The episode returns to comedy from there, as Monk tries a new form of medication that turns him from buttoned-up former police detective to Hawaiian-shirt-wearing party boy “The Monk.” The Monk eats messy sandwiches, drives a convertible, and carelessly misses clues. He’s not the Adrian we know and love, and his friends can’t stand him this way. In the end, Monk’s nurse Sharona (Bitty Schram) tosses the pills in the trash. “Welcome back,” she tells her boss, who seems relieved to be back to “normal” despite his angst in that opening scene.
Characters are supposed to change over time. It’s one of the central rules of fiction. But the success of a long-running procedural series depends on the audience knowing what it gets, which is more of the same week to week. Adrian Monk can’t get better, or the show can’t go on. So, we see him maintain acute levels of grief over his wife’s death years past the expected timeline of recovery. We see him suffer meltdown after meltdown, long past the point where others might seek alternative treatment. We see him remain essentially the same over eight seasons because a series in which Mr. Monk Begins to Heal wouldn’t be the same series at all.
In real life, long-term mental illness sometimes doesn’t get better over time. New habits and behaviors are difficult to attain. Some bodies resist medication. Change is incremental and hard-won. This is a realization I’ve had over and over again as an adult: that I can take care of myself, and have a dynamic, fulfilling life, but that depression and anxiety will always be a part of me. I hope to manage them, to continue learning and understanding my sensitivity as more gift than curse. But I fear that part of me will always believe my own brain is a threat. Right now, I just want to accept it so I can get on with the work of living.

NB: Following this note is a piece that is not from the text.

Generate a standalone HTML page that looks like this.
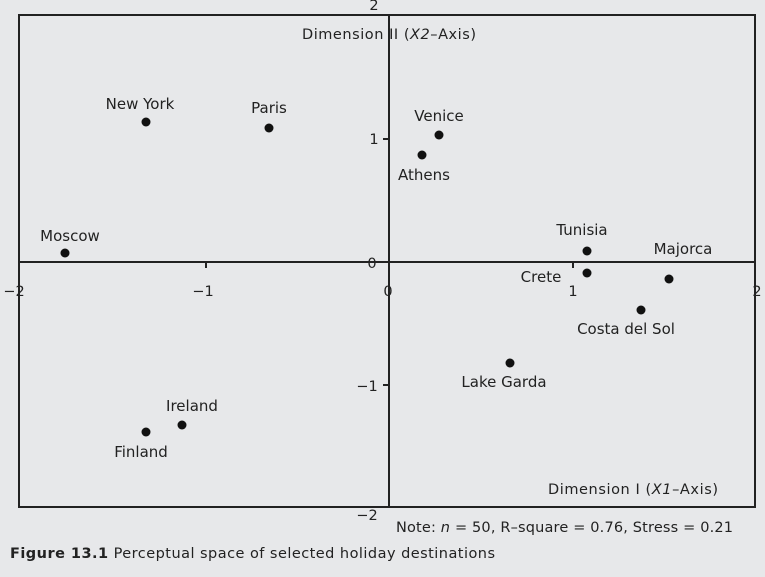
<!DOCTYPE html>
<html><head><style>
html,body{margin:0;padding:0;background:#e7e8ea;}
svg{display:block;font-family:"DejaVu Sans","Liberation Sans",sans-serif;}
</style></head><body>
<svg width="765" height="577" viewBox="0 0 765 577">
<rect width="765" height="577" fill="#e7e8ea"/>
<g stroke="#222" stroke-width="2" fill="none">
<rect x="19" y="15" width="736" height="492"/>
<line x1="389" y1="15" x2="389" y2="507"/>
<line x1="19" y1="262" x2="755" y2="262"/>
<line x1="206" y1="262" x2="206" y2="268"/>
<line x1="573" y1="262" x2="573" y2="268"/>
<line x1="383" y1="139" x2="389" y2="139"/>
<line x1="383" y1="385" x2="389" y2="385"/>
</g>
<g font-size="14.5" fill="#222">
<text x="374" y="10" text-anchor="middle">2</text>
<text x="374" y="144" text-anchor="middle">1</text>
<text x="372" y="268" text-anchor="middle">0</text>
<text x="367" y="391" text-anchor="middle">−1</text>
<text x="367" y="520" text-anchor="middle">−2</text>
<text x="14" y="296" text-anchor="middle">−2</text>
<text x="203" y="296" text-anchor="middle">−1</text>
<text x="388" y="296" text-anchor="middle">0</text>
<text x="573" y="296" text-anchor="middle">1</text>
<text x="757" y="296" text-anchor="middle">2</text>
<text x="302" y="39" textLength="174">Dimension II (<tspan font-style="italic">X2</tspan>–Axis)</text>
<text x="548" y="494" textLength="170">Dimension I (<tspan font-style="italic">X1</tspan>–Axis)</text>
<text x="396" y="532" textLength="337">Note: <tspan font-style="italic">n</tspan> = 50, R–square = 0.76, Stress = 0.21</text>
<text x="10" y="558" textLength="485"><tspan font-weight="bold">Figure 13.1</tspan>  Perceptual space of selected holiday destinations</text>
</g>
<g fill="#111">
<circle cx="146" cy="122" r="4.5"/><circle cx="269" cy="128" r="4.5"/>
<circle cx="65" cy="253" r="4.5"/><circle cx="439" cy="135" r="4.5"/>
<circle cx="422" cy="155" r="4.5"/><circle cx="587" cy="251" r="4.5"/>
<circle cx="587" cy="273" r="4.5"/><circle cx="669" cy="279" r="4.5"/>
<circle cx="641" cy="310" r="4.5"/><circle cx="510" cy="363" r="4.5"/>
<circle cx="182" cy="425" r="4.5"/><circle cx="146" cy="432" r="4.5"/>
</g>
<g font-size="15" fill="#222" text-anchor="middle">
<text x="140" y="109">New York</text>
<text x="269" y="113">Paris</text>
<text x="70" y="241">Moscow</text>
<text x="439" y="121">Venice</text>
<text x="424" y="180">Athens</text>
<text x="582" y="235">Tunisia</text>
<text x="541" y="282">Crete</text>
<text x="683" y="254">Majorca</text>
<text x="626" y="334">Costa del Sol</text>
<text x="504" y="387">Lake Garda</text>
<text x="192" y="411">Ireland</text>
<text x="141" y="457">Finland</text>
</g>
</svg>
</body></html>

And so, I binge. Episode after episode of my favorite television detective, a man whose sandwiches must be exact squares, who would rather suffer dehydration than drink anything other than his beloved Sierra Springs bottled water. I will happily detail my favorite episodes (“Mr. Monk Goes to Mexico,” “Mr. Monk Goes Back to School,” “Mr. Monk Gets Jury Duty,” “Mr. Monk Makes a Friend”…). I believe Sharona is the better character, but I came around on Natalie in time. I love Randy’s stupidity, and Stottlemeyer’s fits of rage. I’ve spent as much time with these characters as with myself over the past month, and it’s probably time for me to take a break, but I’m afraid of change. And I’m afraid of not changing.
For now, I’m just trying to get through another February, finding genuine comfort in my old friend Adrian Monk, though he would likely find no comfort in a slob like me.